— start COLLECTED DATA —

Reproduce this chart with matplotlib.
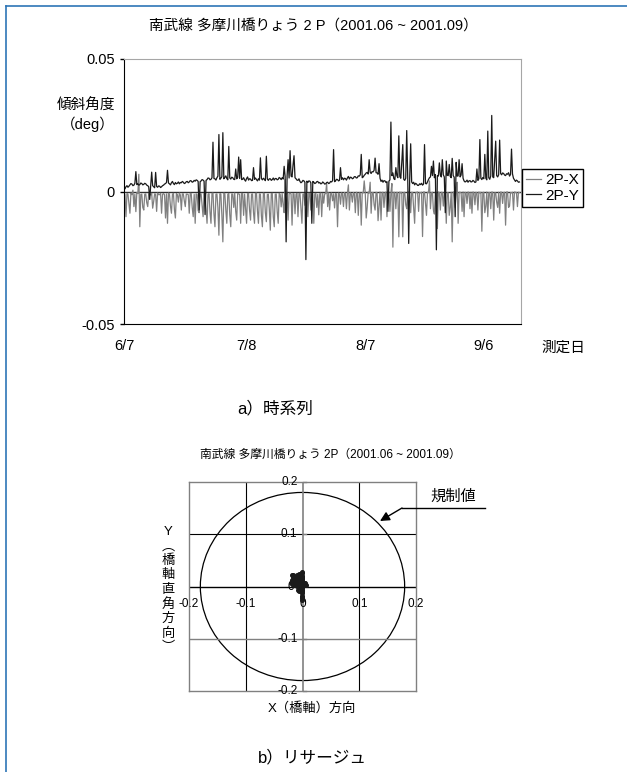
import numpy as np
import matplotlib
matplotlib.use("Agg")
import matplotlib.pyplot as plt
from matplotlib.patches import Circle
from matplotlib.lines import Line2D

plt.rcParams['font.family'] = ['Liberation Sans', 'Noto Sans CJK JP', 'DejaVu Sans']

# 2P-X (灰色), 単位 0.001 deg, 6/7 から 0.25日ごと
x_2p = [-0.5, -1.2, -9.5, -0.8, -1.0, -4.5, -8.2, -0.6, -1.2, 0.5, -5.7, -1.0, -7.6, -0.4, -0.8, 6.5, -13.3, -1.1, -1.0, -6.0,
        -7.0, -1.0, -0.9, -4.2, -5.7, -0.8, -1.1, -1.3, -0.7, -6.3, -3.8, -0.9, -1.0, -7.5, -0.6, -1.2, -1.2, -0.7, -8.2, -1.0,
        -0.8, -1.2, -10.0, -0.9, -12.0, -0.6, -1.0, -5.5, -8.2, -1.1, -0.7, -6.8, -10.0, -0.8, -1.1, -4.0, -0.6, -1.3, -7.0, -0.9,
        -0.9, -3.5, -5.7, -1.0, -1.0, -1.2, -8.2, -0.7, -0.8, -6.0, -9.5, -1.1, -12.0, -0.9, -1.2, -7.2, -8.0, -1.0, -0.9, -5.0,
        -9.5, -0.8, -1.0, -6.5, -12.0, -1.1, -0.8, -7.8, -12.0, -0.7, -0.6, -8.5, -13.3, -1.0, -0.9, -6.2, -16.5, -0.8, -1.0, -9.0,
        -19.0, -0.6, -0.8, -7.0, -12.0, -1.0, -0.7, -8.8, -13.3, -0.9, -1.0, -6.0, -0.6, -7.4, -10.8, -0.8, -0.9, -1.1, -12.0, -0.7,
        -0.8, -9.0, -1.0, -6.5, -12.0, -0.8, -0.7, -7.0, -10.8, -1.0, -0.9, -8.0, -12.0, -0.7, -0.6, -7.4, -12.0, -0.9, -1.0, -9.2,
        -13.3, -0.6, -0.8, -8.0, -11.4, -1.1, -1.0, -6.8, -14.6, -0.8, -0.7, -9.5, -13.3, -1.0, -0.9, -7.6, -12.0, -0.7, -1.1, -5.8,
        -0.8, -5.0, -8.0, 4.5, -1.0, -0.6, -10.8, -0.9, -0.6, -1.0, -12.7, -0.8, -0.9, -8.4, -1.0, -0.7, -9.5, -0.8, -0.7, -6.6,
        -12.0, -1.0, -0.9, -5.2, -0.6, -1.1, -9.5, -0.7, -1.0, -7.0, -0.8, -1.2, -12.0, -0.9, -0.7, -6.0, -1.1, -8.8, -0.9, -0.6,
        -9.5, -0.7, -4.4, -0.9, -0.8, 3.0, -5.7, -0.5, -7.0, -0.8, -0.6, -3.5, -0.9, -6.2, -0.7, -1.0, -13.3, -0.6, -1.0, -4.8,
        -0.5, -0.9, -5.7, -0.4, -0.8, -6.5, -0.6, 2.5, -7.0, -0.5, -0.9, -4.0, -0.4, -0.8, -8.0, -0.3, -0.7, -9.0, -0.5, -0.6,
        -12.7, -0.4, -0.5, 4.0, -0.3, -10.0, -6.0, -0.2, -0.6, 3.5, -8.2, -0.4, -0.4, -5.0, -7.0, -0.3, -0.5, -11.0, -5.5, -0.2,
        -10.8, -0.4, -0.3, -6.0, -0.5, -0.2, -9.5, -0.4, -0.2, -7.5, -0.6, 3.0, -21.0, -0.3, -0.4, -6.5, -0.3, -0.5, -17.1, -0.2,
        -0.5, -0.3, -17.1, -0.4, -0.3, -5.0, -6.5, -0.2, -0.2, -0.4, -8.0, -0.3, -0.4, -6.0, -12.0, -0.5, -0.3, -0.2, -7.5, -0.4,
        -0.5, -0.3, -17.0, -0.2, -0.2, -4.5, -9.0, -0.3, -0.4, 4.0, -6.5, -0.5, -0.3, -7.0, -8.5, -0.2, -0.5, -14.0, -0.2, -0.4,
        -7.0, -0.3, -0.4, -5.5, -0.3, -0.2, -12.0, -0.4, -0.5, -9.0, -6.0, -0.3, -19.0, -0.2, -0.2, -6.0, -0.4, 3.5, -12.0, -0.3,
        -0.3, -0.5, -7.5, -0.2, -9.5, -0.3, -0.5, -4.5, -0.2, -0.4, -6.5, -0.3, -8.2, -0.2, -0.4, -5.0, -0.3, -0.5, -7.0, -0.2,
        -0.5, -0.3, -15.0, -0.4, -0.3, -8.0, -5.5, -0.2, -9.5, -0.4, -0.4, -6.5, -0.2, -0.3, -10.8, -0.5, -0.5, -4.0, -6.0, -0.3,
        -8.2, -0.2, -0.3, -4.5, -0.4, -0.3, -12.7, -0.2, -0.2, -6.0, -5.5, -0.4, -0.5, -0.3, -7.0, -0.2, -0.3, -0.4, -5.7, -0.3,
        -0.4]

# 2P-Y (黒), 単位 0.001 deg
y_2p = [1.3, 1.0, 1.8, 2.2, 1.6, 2.0, 2.5, 3.0, 2.8, 2.2, 2.4, 3.1, 7.5, 2.6, 2.9, 2.4, 2.6, 3.2, 3.0, 2.5,
        2.7, 3.1, 2.9, 2.4, 2.2, 1.8, -3.0, 2.0, 7.3, 2.2, 1.8, 1.4, 7.2, 1.9, 1.6, 2.1, 2.0, 1.5, 1.8, 2.2,
        2.4, 2.8, 3.0, 3.4, 8.0, 3.2, 2.9, 2.5, 3.3, 3.8, 3.0, 2.6, 3.4, 2.9, 3.1, 3.6, 2.9, 3.4, 3.3, 3.8,
        3.5, 3.0, 3.2, 3.7, 3.8, 3.3, 3.6, 4.1, 4.0, 3.5, 3.7, 4.2, 3.9, 4.4, 4.2, 3.8, -7.0, 3.7, 4.0, 4.5,
        4.3, 3.9, -8.7, 4.2, 4.5, 5.1, 5.0, 4.4, 4.6, 5.2, 18.6, 4.9, 4.8, 4.3, 5.2, 5.8, 21.5, 4.6, 5.0, 5.6,
        22.2, 4.8, 5.3, 5.9, 4.9, 4.4, 17.0, 5.1, 4.7, 5.4, 5.2, 4.6, 4.5, 8.5, 4.8, 5.3, 13.0, 4.9, 12.0, 4.5,
        4.6, 5.2, 4.4, 3.9, 4.9, 5.5, 4.3, 4.8, 4.7, 4.1, 4.2, 9.0, 4.6, 5.1, 4.5, 4.0, 4.8, 4.3, 12.7, 4.9,
        4.4, 5.0, 4.6, 4.1, 13.3, 4.7, 4.2, 4.8, 4.8, 4.2, 4.5, 5.1, 4.3, 4.9, 4.9, 4.4, 4.6, 5.3, 5.0, 4.5,
        5.2, 4.7, 9.5, 5.6, -19.0, 6.0, 12.0, 5.1, 15.4, 5.8, 5.5, 10.0, 13.5, 5.2, 4.8, 4.3, 4.2, 4.8, 3.8, 3.3,
        3.6, 4.2, 4.0, 3.5, -25.7, 3.9, 3.4, 4.0, 3.9, 3.3, -12.0, 3.8, 3.5, 3.0, 3.2, 3.7, 3.8, 3.2, 3.4, 2.9,
        3.0, 3.6, 3.3, 2.8, 2.9, 3.4, 3.5, 3.0, 3.2, 3.8, 3.6, 4.1, 15.8, 3.7, 4.0, 4.6, 4.5, 4.0, 4.2, 9.0,
        4.6, 5.2, 4.4, 5.0, 4.9, 4.3, 5.1, 5.7, 4.7, 5.4, 5.3, 4.8, 5.0, 5.6, 5.6, 5.1, 5.2, 5.9, 5.8, 6.3,
        14.0, 5.2, 5.5, 6.1, 6.5, 7.0, 7.2, 6.6, 12.0, 7.3, 6.8, 7.5, 7.4, 8.0, 12.6, 7.1, 7.0, 6.5, 10.5, 5.0,
        3.8, 4.3, 3.5, 4.1, 4.0, 3.4, 3.7, -7.5, 3.9, 4.4, 26.2, 6.0, 7.0, 4.8, 4.5, 9.0, 6.0, 5.2, 21.0, 5.6,
        5.0, 11.0, 17.7, 4.6, 4.2, 5.0, 23.0, 5.5, -19.6, 4.8, 18.0, 3.6, 3.0, 3.5, 2.5, 3.1, 2.8, 2.3, 2.3, 2.9,
        2.6, 3.1, 2.4, 2.8, 17.7, 3.0, 2.9, 3.6, 4.5, 5.2, 5.5, 9.5, 6.0, 11.5, 5.2, 6.4, -22.0, 6.0, 5.8, 10.8,
        6.2, 5.5, 12.0, 6.3, 5.5, -8.0, 11.5, 6.1, 6.0, 10.2, 5.7, 5.2, 12.5, 6.0, 5.4, -9.5, 11.0, 5.8, 5.9, 12.0,
        5.5, 6.2, 10.5, 5.0, 4.0, 3.6, 3.8, 4.3, 3.5, 4.0, 4.1, 3.6, 3.7, 4.2, 3.9, 3.4, 3.6, 8.5, 4.2, 4.8,
        19.6, 5.0, 4.5, 5.3, 4.8, 14.0, 5.0, 4.4, 22.8, 5.2, 4.6, 5.9, 28.7, 5.5, 5.2, 12.0, 19.0, 6.0, 5.5, 6.3,
        19.4, 6.8, 6.3, 7.0, 6.8, 6.2, 6.0, 6.7, 6.5, 7.1, 5.8, 6.4, 16.0, 6.6, 5.0, 4.4, 3.8, 4.3, 4.0, 3.5,
        3.6]

date_ticks = [0, 31, 61, 91]
date_labels = ['6/7', '7/8', '8/7', '9/6']
liss_ticks = [-0.2, -0.1, 0, 0.1, 0.2]
limit_r = 0.18   # 規制値

days = np.arange(len(y_2p)) * 0.25
x_deg = np.array(x_2p) / 1000
y_deg = np.array(y_2p) / 1000

W, H = 627, 772
def fx(x):
    return x / W
def fy(y):
    return 1 - y / H

fig = plt.figure(figsize=(W / 100, H / 100), dpi=100)

# ---- a) 時系列 ----
ax1 = fig.add_axes([fx(124), fy(324), 397 / W, 265 / H])
ax1.plot(days, x_deg, color='#808080', lw=0.9, label='2P-X')
ax1.plot(days, y_deg, color='#1a1a1a', lw=0.9, label='2P-Y')
ax1.axhline(0, color='#333333', lw=1, zorder=1.5)
ax1.set_xlim(0, 100.4)
ax1.set_ylim(-0.05, 0.05)
ax1.set_yticks([-0.05, 0, 0.05], ['-0.05', '0', '0.05'])
ax1.set_xticks(date_ticks, date_labels)
ax1.tick_params(axis='x', length=0, pad=11, labelsize=10.5)
ax1.tick_params(axis='y', length=3, width=1, direction='out', pad=3.5, labelsize=10.5)
for s in ['left', 'bottom']:
    ax1.spines[s].set_color('black')
for s in ['top', 'right']:
    ax1.spines[s].set_color('#a6a6a6')
leg = ax1.legend(loc='center left', bbox_to_anchor=(fx(522), fy(188)),
                 bbox_transform=fig.transFigure, fancybox=False, edgecolor='black',
                 framealpha=1, handlelength=1.0, handletextpad=0.3, borderpad=0.25,
                 labelspacing=0.1, borderaxespad=0, fontsize=11)
leg.get_frame().set_linewidth(1)

fig.text(fx(313), fy(27), '南武線 多摩川橋りょう 2 P（2001.06 ~ 2001.09）',
         ha='center', va='center', fontsize=10.5)
fig.text(fx(115), fy(115), '傾斜角度\n（deg）', ha='right', va='center',
         ma='right', fontsize=10.5, linespacing=1.3)
fig.text(fx(563), fy(348), '測定日', ha='center', va='center', fontsize=10.5)
fig.text(fx(275), fy(408), 'a）時系列', ha='center', va='center', fontsize=12)

# ---- b) リサージュ ----
ax2 = fig.add_axes([fx(189), fy(691), 227 / W, 209 / H])
ax2.set_xlim(-0.2, 0.2)
ax2.set_ylim(-0.2, 0.2)
ax2.set_xticks([])
ax2.set_yticks([])
for s in ax2.spines.values():
    s.set_color('#808080')
    s.set_linewidth(1)
ax2.axvline(-0.1, color='black', lw=0.8)
ax2.axvline(0.1, color='black', lw=0.8)
ax2.axhline(0.1, color='black', lw=0.8)
ax2.axhline(-0.1, color='#808080', lw=1)
ax2.axvline(0, color='#808080', lw=1.2)
ax2.axhline(0, color='black', lw=1)
for v in liss_ticks:
    if v != 0:
        ax2.plot([0, 0.007], [v, v], color='#808080', lw=1, clip_on=False)
        ax2.text(-0.009, v, f'{v:g}', ha='right', va='center', fontsize=8.5)
    ax2.text(v, -0.033, f'{v:g}', ha='center', va='center', fontsize=8.5)
ax2.text(-0.014, 0, '0', ha='right', va='center', fontsize=8.5)

ax2.add_patch(Circle((0, 0), limit_r, fill=False, edgecolor='black', lw=0.9))
ax2.plot(x_deg, y_deg, 'o', ms=2.6, color='#1a1a1a', zorder=5)

fig.text(fx(330), fy(455), '南武線 多摩川橋りょう 2P（2001.06 ~ 2001.09）',
         ha='center', va='center', fontsize=8.5)
fig.text(fx(168), fy(590), 'Y\n︵\n橋\n軸\n直\n角\n方\n向\n︶', ha='center',
         va='center', fontsize=9.5, linespacing=1.25)
fig.text(fx(312), fy(708), 'X（橋軸）方向', ha='center', va='center', fontsize=9.5)

fig.text(fx(453), fy(497), '規制値', ha='center', va='center', fontsize=11)
fig.add_artist(Line2D([fx(485), fx(402)], [fy(508), fy(508)], color='black', lw=1))
ax2.annotate('', xy=(fx(380), fy(521)), xycoords='figure fraction',
             xytext=(fx(402), fy(508)), textcoords='figure fraction',
             arrowprops=dict(arrowstyle='-|>', color='black', lw=1,
                             mutation_scale=14, shrinkA=0, shrinkB=0),
             annotation_clip=False)
fig.text(fx(312), fy(757), 'b）リサージュ', ha='center', va='center', fontsize=12)

# 外枠 (左と上)
fig.add_artist(Line2D([fx(5.5), fx(5.5)], [0, fy(5.5)], color='#2e75b6', lw=1.2))
fig.add_artist(Line2D([fx(5.5), 1], [fy(5.5), fy(5.5)], color='#2e75b6', lw=1.2))

fig.savefig('out.png', dpi=100)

— end COLLECTED DATA —

**THE PROBLEM**
Skip every picture and return the lines above from the top through the one that contains "plt.rcParams['font.family'] = ['Liberation".

**FINISHED ANSWER**
Reproduce this chart with matplotlib.
import numpy as np
import matplotlib
matplotlib.use("Agg")
import matplotlib.pyplot as plt
from matplotlib.patches import Circle
from matplotlib.lines import Line2D

plt.rcParams['font.family'] = ['Liberation Sans', 'Noto Sans CJK JP', 'DejaVu Sans']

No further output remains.